4. CONFIDENTIALITY OF INFORMATION. Each party agrees that it will treat
confidentially all information provided by another party regarding such other
party's business and operations, including without limitation the investment
activities or holdings of a Master Portfolio. All confidential information
provided by a party hereto shall not be disclosed to any unaffiliated third
party without the prior consent of the providing party. The foregoing shall not
apply to any information that is public when provided or thereafter becomes
public or which is required to be disclosed by any regulatory authority in the
lawful and appropriate exercise of its jurisdiction over a party, by any auditor
of the parties hereto, by judicial or administrative process or otherwise by
applicable law or regulation.
5. SERVICES NOT EXCLUSIVE. The services furnished by the Sub-Adviser
hereunder are deemed not to be exclusive, and the Sub-Adviser shall be free to
furnish similar services to others so long as its provision of services under
this Agreement is not impaired thereby.
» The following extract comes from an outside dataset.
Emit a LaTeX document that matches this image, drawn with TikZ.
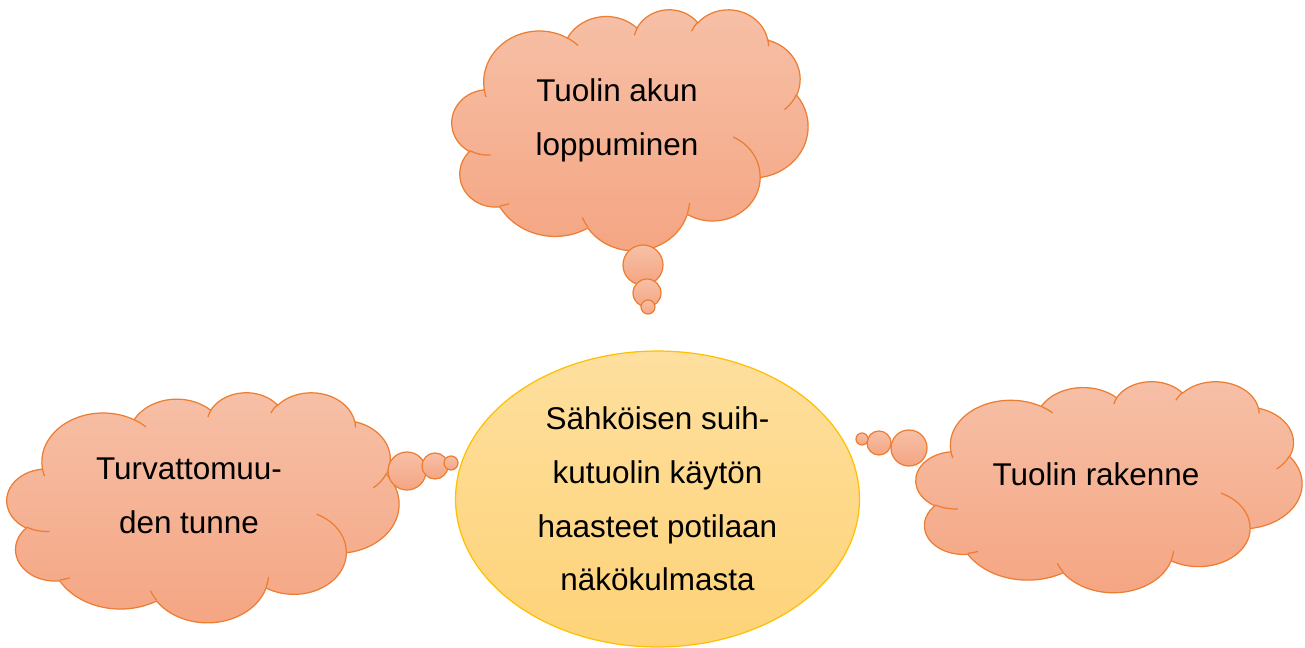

To the extent that the purchase or sale
of securities or other investments of the same issuer may be deemed by the
Sub-Adviser to be suitable for two or more accounts managed by the Sub-Adviser,
the available securities or investments may be allocated in a manner believed by
the Sub-Adviser to be equitable to each account. It is recognized that in some
cases this procedure may adversely affect the price paid or received by a Master
Portfolio or the size of the position obtainable for or disposed of by a Master
Portfolio.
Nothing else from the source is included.